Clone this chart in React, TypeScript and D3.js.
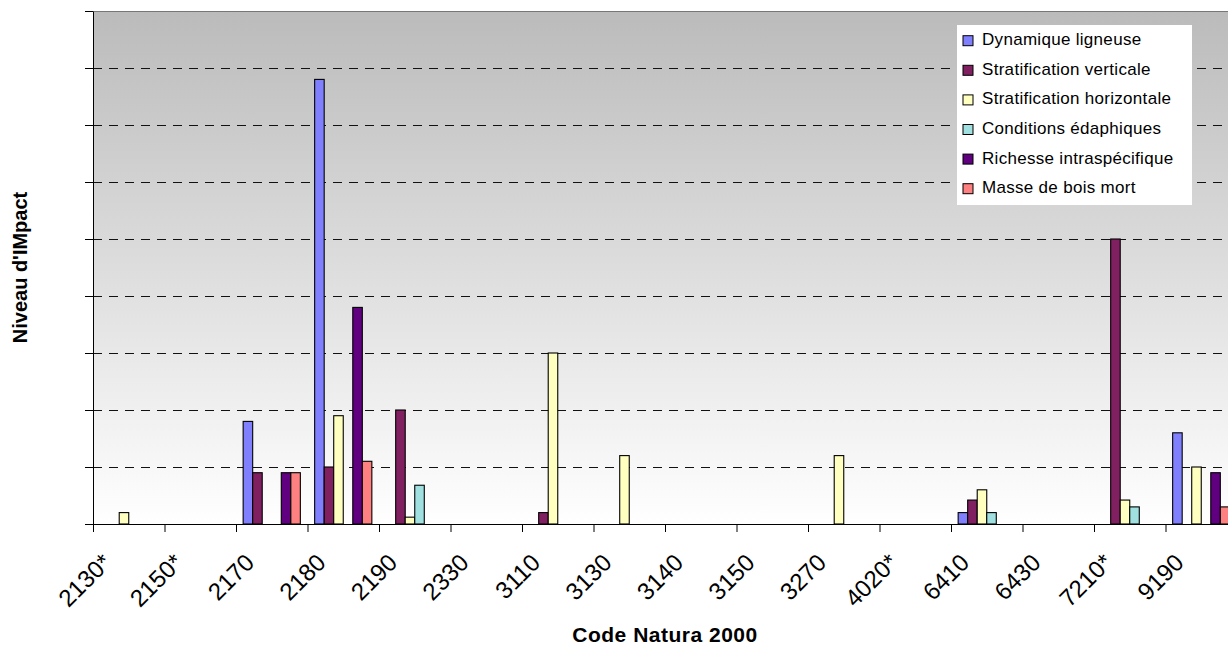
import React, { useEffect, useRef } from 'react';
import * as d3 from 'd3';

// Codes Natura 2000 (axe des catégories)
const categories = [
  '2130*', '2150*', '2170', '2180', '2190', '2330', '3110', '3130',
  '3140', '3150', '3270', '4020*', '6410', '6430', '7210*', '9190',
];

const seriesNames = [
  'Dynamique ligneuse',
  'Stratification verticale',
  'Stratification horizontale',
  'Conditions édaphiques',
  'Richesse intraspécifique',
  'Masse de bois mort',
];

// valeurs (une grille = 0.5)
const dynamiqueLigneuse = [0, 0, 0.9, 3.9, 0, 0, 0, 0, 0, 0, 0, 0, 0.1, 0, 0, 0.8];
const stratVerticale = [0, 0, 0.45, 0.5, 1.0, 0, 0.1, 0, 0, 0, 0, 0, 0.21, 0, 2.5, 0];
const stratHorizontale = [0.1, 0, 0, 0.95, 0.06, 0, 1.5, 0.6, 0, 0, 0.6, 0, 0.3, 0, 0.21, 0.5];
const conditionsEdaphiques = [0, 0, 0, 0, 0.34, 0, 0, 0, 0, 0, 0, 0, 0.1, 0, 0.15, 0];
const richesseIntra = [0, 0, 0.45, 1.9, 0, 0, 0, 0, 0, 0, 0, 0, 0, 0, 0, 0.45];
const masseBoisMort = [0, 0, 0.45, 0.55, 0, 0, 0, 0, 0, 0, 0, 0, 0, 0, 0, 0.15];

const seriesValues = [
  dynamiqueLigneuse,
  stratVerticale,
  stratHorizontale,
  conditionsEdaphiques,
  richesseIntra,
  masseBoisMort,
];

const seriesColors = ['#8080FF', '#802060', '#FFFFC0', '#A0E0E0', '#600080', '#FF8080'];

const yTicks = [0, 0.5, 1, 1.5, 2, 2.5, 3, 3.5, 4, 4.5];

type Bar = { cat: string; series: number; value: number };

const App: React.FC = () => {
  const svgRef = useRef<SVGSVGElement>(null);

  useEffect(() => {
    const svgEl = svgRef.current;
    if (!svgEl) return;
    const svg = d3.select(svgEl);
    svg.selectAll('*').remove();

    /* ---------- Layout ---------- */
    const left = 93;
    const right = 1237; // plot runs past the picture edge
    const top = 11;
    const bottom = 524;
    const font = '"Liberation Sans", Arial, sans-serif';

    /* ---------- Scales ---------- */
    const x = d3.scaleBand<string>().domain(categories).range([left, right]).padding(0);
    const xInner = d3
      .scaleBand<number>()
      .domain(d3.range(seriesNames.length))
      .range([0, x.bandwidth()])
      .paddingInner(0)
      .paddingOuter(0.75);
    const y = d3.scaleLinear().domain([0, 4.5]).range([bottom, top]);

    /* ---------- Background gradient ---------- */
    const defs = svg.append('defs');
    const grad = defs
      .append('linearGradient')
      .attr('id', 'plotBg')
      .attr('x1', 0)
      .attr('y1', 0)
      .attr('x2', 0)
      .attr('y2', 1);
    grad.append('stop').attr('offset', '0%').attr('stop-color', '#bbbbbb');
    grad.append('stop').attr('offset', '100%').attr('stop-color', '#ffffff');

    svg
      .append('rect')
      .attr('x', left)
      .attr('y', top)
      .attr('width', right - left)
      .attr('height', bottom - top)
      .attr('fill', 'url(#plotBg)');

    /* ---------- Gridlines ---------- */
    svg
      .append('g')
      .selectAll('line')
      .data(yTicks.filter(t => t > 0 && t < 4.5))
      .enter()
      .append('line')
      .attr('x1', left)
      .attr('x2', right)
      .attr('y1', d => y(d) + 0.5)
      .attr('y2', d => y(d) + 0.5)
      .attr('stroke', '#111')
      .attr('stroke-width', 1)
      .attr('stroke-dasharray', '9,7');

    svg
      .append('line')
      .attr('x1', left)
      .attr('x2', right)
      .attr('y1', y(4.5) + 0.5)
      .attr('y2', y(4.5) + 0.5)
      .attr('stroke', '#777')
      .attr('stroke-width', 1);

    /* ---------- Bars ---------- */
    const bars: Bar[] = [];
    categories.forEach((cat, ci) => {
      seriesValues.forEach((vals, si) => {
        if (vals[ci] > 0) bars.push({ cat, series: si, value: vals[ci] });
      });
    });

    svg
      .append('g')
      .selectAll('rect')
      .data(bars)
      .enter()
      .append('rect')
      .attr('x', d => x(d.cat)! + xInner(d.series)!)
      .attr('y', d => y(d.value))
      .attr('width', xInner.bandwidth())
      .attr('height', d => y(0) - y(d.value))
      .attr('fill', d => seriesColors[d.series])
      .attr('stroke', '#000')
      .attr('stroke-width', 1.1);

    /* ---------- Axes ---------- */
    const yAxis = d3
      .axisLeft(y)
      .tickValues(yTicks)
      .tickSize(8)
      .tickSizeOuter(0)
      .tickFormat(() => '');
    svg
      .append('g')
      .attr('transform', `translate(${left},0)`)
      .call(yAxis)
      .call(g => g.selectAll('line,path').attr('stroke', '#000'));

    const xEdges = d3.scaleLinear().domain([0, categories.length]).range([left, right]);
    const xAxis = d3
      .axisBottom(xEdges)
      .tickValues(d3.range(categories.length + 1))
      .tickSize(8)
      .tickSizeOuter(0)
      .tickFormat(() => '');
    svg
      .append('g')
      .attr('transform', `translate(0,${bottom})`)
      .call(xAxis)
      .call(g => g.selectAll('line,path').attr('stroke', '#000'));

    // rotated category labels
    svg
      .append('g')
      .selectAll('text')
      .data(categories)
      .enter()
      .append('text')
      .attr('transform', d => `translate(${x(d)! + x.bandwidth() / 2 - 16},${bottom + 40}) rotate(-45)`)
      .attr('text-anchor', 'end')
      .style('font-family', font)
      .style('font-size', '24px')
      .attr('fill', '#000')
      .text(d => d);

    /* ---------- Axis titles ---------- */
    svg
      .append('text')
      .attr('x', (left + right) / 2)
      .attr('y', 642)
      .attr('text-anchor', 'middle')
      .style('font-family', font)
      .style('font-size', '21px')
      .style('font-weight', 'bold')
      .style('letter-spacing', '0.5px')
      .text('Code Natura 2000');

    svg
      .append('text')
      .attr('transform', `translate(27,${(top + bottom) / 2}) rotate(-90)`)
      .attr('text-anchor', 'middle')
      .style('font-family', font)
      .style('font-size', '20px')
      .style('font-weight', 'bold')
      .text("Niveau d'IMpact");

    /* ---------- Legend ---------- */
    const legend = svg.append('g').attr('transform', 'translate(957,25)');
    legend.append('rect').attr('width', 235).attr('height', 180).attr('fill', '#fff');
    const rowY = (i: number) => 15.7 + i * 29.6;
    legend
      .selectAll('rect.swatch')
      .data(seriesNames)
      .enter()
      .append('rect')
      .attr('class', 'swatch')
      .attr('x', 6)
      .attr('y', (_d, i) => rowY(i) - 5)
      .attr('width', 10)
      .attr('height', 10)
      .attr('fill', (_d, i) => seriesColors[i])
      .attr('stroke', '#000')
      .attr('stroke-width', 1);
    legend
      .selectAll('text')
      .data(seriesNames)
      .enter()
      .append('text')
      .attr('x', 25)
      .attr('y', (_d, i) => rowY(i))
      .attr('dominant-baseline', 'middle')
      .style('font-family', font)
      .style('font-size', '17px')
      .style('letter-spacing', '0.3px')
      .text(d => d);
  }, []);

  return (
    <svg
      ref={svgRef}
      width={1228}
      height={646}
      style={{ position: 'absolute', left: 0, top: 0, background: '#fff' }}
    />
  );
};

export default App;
◇ ◇ ◇ ◇
* [WHAT YOU SHOULD DO]: Quote the material in full and exactly; do not carry over its pictures.

* [SOLVED EXERCISE]:
Clone this chart in React, TypeScript and D3.js.
import React, { useEffect, useRef } from 'react';
import * as d3 from 'd3';

// Codes Natura 2000 (axe des catégories)
const categories = [
  '2130*', '2150*', '2170', '2180', '2190', '2330', '3110', '3130',
  '3140', '3150', '3270', '4020*', '6410', '6430', '7210*', '9190',
];

const seriesNames = [
  'Dynamique ligneuse',
  'Stratification verticale',
  'Stratification horizontale',
  'Conditions édaphiques',
  'Richesse intraspécifique',
  'Masse de bois mort',
];

// valeurs (une grille = 0.5)
const dynamiqueLigneuse = [0, 0, 0.9, 3.9, 0, 0, 0, 0, 0, 0, 0, 0, 0.1, 0, 0, 0.8];
const stratVerticale = [0, 0, 0.45, 0.5, 1.0, 0, 0.1, 0, 0, 0, 0, 0, 0.21, 0, 2.5, 0];
const stratHorizontale = [0.1, 0, 0, 0.95, 0.06, 0, 1.5, 0.6, 0, 0, 0.6, 0, 0.3, 0, 0.21, 0.5];
const conditionsEdaphiques = [0, 0, 0, 0, 0.34, 0, 0, 0, 0, 0, 0, 0, 0.1, 0, 0.15, 0];
const richesseIntra = [0, 0, 0.45, 1.9, 0, 0, 0, 0, 0, 0, 0, 0, 0, 0, 0, 0.45];
const masseBoisMort = [0, 0, 0.45, 0.55, 0, 0, 0, 0, 0, 0, 0, 0, 0, 0, 0, 0.15];

const seriesValues = [
  dynamiqueLigneuse,
  stratVerticale,
  stratHorizontale,
  conditionsEdaphiques,
  richesseIntra,
  masseBoisMort,
];

const seriesColors = ['#8080FF', '#802060', '#FFFFC0', '#A0E0E0', '#600080', '#FF8080'];

const yTicks = [0, 0.5, 1, 1.5, 2, 2.5, 3, 3.5, 4, 4.5];

type Bar = { cat: string; series: number; value: number };

const App: React.FC = () => {
  const svgRef = useRef<SVGSVGElement>(null);

  useEffect(() => {
    const svgEl = svgRef.current;
    if (!svgEl) return;
    const svg = d3.select(svgEl);
    svg.selectAll('*').remove();

    /* ---------- Layout ---------- */
    const left = 93;
    const right = 1237; // plot runs past the picture edge
    const top = 11;
    const bottom = 524;
    const font = '"Liberation Sans", Arial, sans-serif';

    /* ---------- Scales ---------- */
    const x = d3.scaleBand<string>().domain(categories).range([left, right]).padding(0);
    const xInner = d3
      .scaleBand<number>()
      .domain(d3.range(seriesNames.length))
      .range([0, x.bandwidth()])
      .paddingInner(0)
      .paddingOuter(0.75);
    const y = d3.scaleLinear().domain([0, 4.5]).range([bottom, top]);

    /* ---------- Background gradient ---------- */
    const defs = svg.append('defs');
    const grad = defs
      .append('linearGradient')
      .attr('id', 'plotBg')
      .attr('x1', 0)
      .attr('y1', 0)
      .attr('x2', 0)
      .attr('y2', 1);
    grad.append('stop').attr('offset', '0%').attr('stop-color', '#bbbbbb');
    grad.append('stop').attr('offset', '100%').attr('stop-color', '#ffffff');

    svg
      .append('rect')
      .attr('x', left)
      .attr('y', top)
      .attr('width', right - left)
      .attr('height', bottom - top)
      .attr('fill', 'url(#plotBg)');

    /* ---------- Gridlines ---------- */
    svg
      .append('g')
      .selectAll('line')
      .data(yTicks.filter(t => t > 0 && t < 4.5))
      .enter()
      .append('line')
      .attr('x1', left)
      .attr('x2', right)
      .attr('y1', d => y(d) + 0.5)
      .attr('y2', d => y(d) + 0.5)
      .attr('stroke', '#111')
      .attr('stroke-width', 1)
      .attr('stroke-dasharray', '9,7');

    svg
      .append('line')
      .attr('x1', left)
      .attr('x2', right)
      .attr('y1', y(4.5) + 0.5)
      .attr('y2', y(4.5) + 0.5)
      .attr('stroke', '#777')
      .attr('stroke-width', 1);

    /* ---------- Bars ---------- */
    const bars: Bar[] = [];
    categories.forEach((cat, ci) => {
      seriesValues.forEach((vals, si) => {
        if (vals[ci] > 0) bars.push({ cat, series: si, value: vals[ci] });
      });
    });

    svg
      .append('g')
      .selectAll('rect')
      .data(bars)
      .enter()
      .append('rect')
      .attr('x', d => x(d.cat)! + xInner(d.series)!)
      .attr('y', d => y(d.value))
      .attr('width', xInner.bandwidth())
      .attr('height', d => y(0) - y(d.value))
      .attr('fill', d => seriesColors[d.series])
      .attr('stroke', '#000')
      .attr('stroke-width', 1.1);

    /* ---------- Axes ---------- */
    const yAxis = d3
      .axisLeft(y)
      .tickValues(yTicks)
      .tickSize(8)
      .tickSizeOuter(0)
      .tickFormat(() => '');
    svg
      .append('g')
      .attr('transform', `translate(${left},0)`)
      .call(yAxis)
      .call(g => g.selectAll('line,path').attr('stroke', '#000'));

    const xEdges = d3.scaleLinear().domain([0, categories.length]).range([left, right]);
    const xAxis = d3
      .axisBottom(xEdges)
      .tickValues(d3.range(categories.length + 1))
      .tickSize(8)
      .tickSizeOuter(0)
      .tickFormat(() => '');
    svg
      .append('g')
      .attr('transform', `translate(0,${bottom})`)
      .call(xAxis)
      .call(g => g.selectAll('line,path').attr('stroke', '#000'));

    // rotated category labels
    svg
      .append('g')
      .selectAll('text')
      .data(categories)
      .enter()
      .append('text')
      .attr('transform', d => `translate(${x(d)! + x.bandwidth() / 2 - 16},${bottom + 40}) rotate(-45)`)
      .attr('text-anchor', 'end')
      .style('font-family', font)
      .style('font-size', '24px')
      .attr('fill', '#000')
      .text(d => d);

    /* ---------- Axis titles ---------- */
    svg
      .append('text')
      .attr('x', (left + right) / 2)
      .attr('y', 642)
      .attr('text-anchor', 'middle')
      .style('font-family', font)
      .style('font-size', '21px')
      .style('font-weight', 'bold')
      .style('letter-spacing', '0.5px')
      .text('Code Natura 2000');

    svg
      .append('text')
      .attr('transform', `translate(27,${(top + bottom) / 2}) rotate(-90)`)
      .attr('text-anchor', 'middle')
      .style('font-family', font)
      .style('font-size', '20px')
      .style('font-weight', 'bold')
      .text("Niveau d'IMpact");

    /* ---------- Legend ---------- */
    const legend = svg.append('g').attr('transform', 'translate(957,25)');
    legend.append('rect').attr('width', 235).attr('height', 180).attr('fill', '#fff');
    const rowY = (i: number) => 15.7 + i * 29.6;
    legend
      .selectAll('rect.swatch')
      .data(seriesNames)
      .enter()
      .append('rect')
      .attr('class', 'swatch')
      .attr('x', 6)
      .attr('y', (_d, i) => rowY(i) - 5)
      .attr('width', 10)
      .attr('height', 10)
      .attr('fill', (_d, i) => seriesColors[i])
      .attr('stroke', '#000')
      .attr('stroke-width', 1);
    legend
      .selectAll('text')
      .data(seriesNames)
      .enter()
      .append('text')
      .attr('x', 25)
      .attr('y', (_d, i) => rowY(i))
      .attr('dominant-baseline', 'middle')
      .style('font-family', font)
      .style('font-size', '17px')
      .style('letter-spacing', '0.3px')
      .text(d => d);
  }, []);

  return (
    <svg
      ref={svgRef}
      width={1228}
      height={646}
      style={{ position: 'absolute', left: 0, top: 0, background: '#fff' }}
    />
  );
};

export default App;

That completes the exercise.